Start

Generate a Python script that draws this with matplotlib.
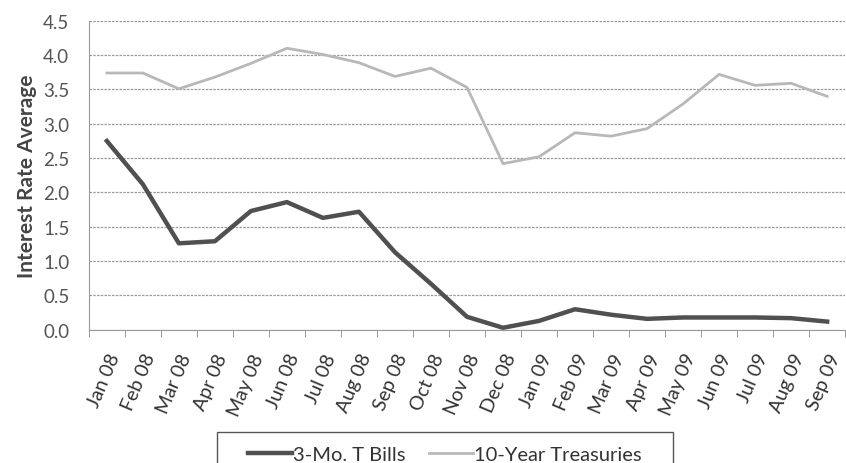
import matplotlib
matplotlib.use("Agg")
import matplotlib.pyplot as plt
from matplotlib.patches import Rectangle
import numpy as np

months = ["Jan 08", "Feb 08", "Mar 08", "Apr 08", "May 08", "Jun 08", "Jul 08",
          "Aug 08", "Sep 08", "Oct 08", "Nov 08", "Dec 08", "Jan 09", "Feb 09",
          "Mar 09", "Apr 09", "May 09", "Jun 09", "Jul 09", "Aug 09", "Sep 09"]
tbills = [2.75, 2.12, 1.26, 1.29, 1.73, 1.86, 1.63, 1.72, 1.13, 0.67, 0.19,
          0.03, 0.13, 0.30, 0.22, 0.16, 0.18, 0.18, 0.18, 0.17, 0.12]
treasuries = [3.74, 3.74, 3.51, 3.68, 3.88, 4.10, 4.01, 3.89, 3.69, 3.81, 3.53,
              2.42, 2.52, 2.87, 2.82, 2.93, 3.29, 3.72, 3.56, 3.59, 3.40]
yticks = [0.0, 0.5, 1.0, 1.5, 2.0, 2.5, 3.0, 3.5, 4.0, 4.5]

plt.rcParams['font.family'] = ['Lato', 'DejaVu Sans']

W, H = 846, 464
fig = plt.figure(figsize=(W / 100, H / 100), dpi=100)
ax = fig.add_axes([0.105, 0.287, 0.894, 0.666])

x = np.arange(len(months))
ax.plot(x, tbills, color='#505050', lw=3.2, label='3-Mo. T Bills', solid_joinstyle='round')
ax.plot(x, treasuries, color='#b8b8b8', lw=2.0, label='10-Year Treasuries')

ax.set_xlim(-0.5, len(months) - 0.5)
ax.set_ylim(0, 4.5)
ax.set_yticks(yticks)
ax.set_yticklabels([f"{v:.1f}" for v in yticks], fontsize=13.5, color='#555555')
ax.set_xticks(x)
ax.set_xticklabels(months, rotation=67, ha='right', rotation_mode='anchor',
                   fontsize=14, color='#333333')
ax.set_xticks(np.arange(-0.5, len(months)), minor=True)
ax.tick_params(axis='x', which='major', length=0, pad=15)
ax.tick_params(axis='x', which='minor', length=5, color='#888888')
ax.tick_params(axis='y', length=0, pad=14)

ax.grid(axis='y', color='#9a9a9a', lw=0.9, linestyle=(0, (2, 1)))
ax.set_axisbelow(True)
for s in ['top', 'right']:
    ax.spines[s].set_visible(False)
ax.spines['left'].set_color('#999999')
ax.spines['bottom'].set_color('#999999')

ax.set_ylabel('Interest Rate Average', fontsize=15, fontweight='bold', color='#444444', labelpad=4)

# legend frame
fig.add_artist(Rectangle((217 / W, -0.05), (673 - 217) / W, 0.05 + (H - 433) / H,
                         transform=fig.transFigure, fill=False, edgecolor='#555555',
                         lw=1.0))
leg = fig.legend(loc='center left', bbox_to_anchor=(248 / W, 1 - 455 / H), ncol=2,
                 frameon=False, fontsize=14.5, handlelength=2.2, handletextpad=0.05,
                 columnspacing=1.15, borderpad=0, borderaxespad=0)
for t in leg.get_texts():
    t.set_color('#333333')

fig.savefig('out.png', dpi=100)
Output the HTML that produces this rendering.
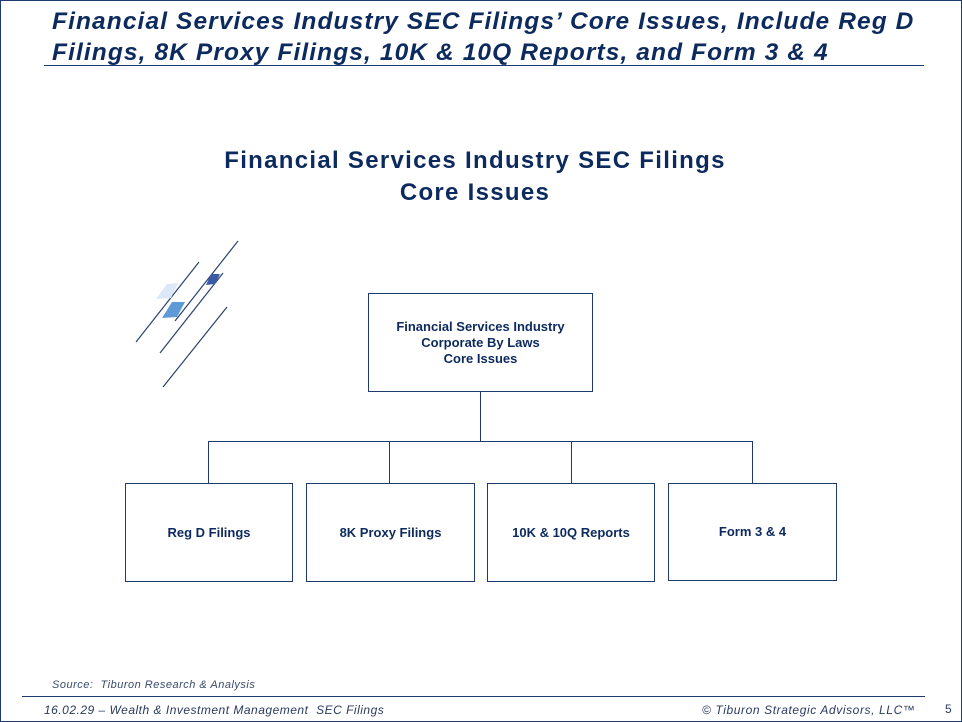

End

Task objective: Omitting all pictures, restate exactly the lines of the material from its start through the line that contains "ax.plot(x, treasuries, color='#b8b8b8', lw=2.0, label='10-Year".

Full output:
Generate a Python script that draws this with matplotlib.
import matplotlib
matplotlib.use("Agg")
import matplotlib.pyplot as plt
from matplotlib.patches import Rectangle
import numpy as np

months = ["Jan 08", "Feb 08", "Mar 08", "Apr 08", "May 08", "Jun 08", "Jul 08",
          "Aug 08", "Sep 08", "Oct 08", "Nov 08", "Dec 08", "Jan 09", "Feb 09",
          "Mar 09", "Apr 09", "May 09", "Jun 09", "Jul 09", "Aug 09", "Sep 09"]
tbills = [2.75, 2.12, 1.26, 1.29, 1.73, 1.86, 1.63, 1.72, 1.13, 0.67, 0.19,
          0.03, 0.13, 0.30, 0.22, 0.16, 0.18, 0.18, 0.18, 0.17, 0.12]
treasuries = [3.74, 3.74, 3.51, 3.68, 3.88, 4.10, 4.01, 3.89, 3.69, 3.81, 3.53,
              2.42, 2.52, 2.87, 2.82, 2.93, 3.29, 3.72, 3.56, 3.59, 3.40]
yticks = [0.0, 0.5, 1.0, 1.5, 2.0, 2.5, 3.0, 3.5, 4.0, 4.5]

plt.rcParams['font.family'] = ['Lato', 'DejaVu Sans']

W, H = 846, 464
fig = plt.figure(figsize=(W / 100, H / 100), dpi=100)
ax = fig.add_axes([0.105, 0.287, 0.894, 0.666])

x = np.arange(len(months))
ax.plot(x, tbills, color='#505050', lw=3.2, label='3-Mo. T Bills', solid_joinstyle='round')
ax.plot(x, treasuries, color='#b8b8b8', lw=2.0, label='10-Year Treasuries')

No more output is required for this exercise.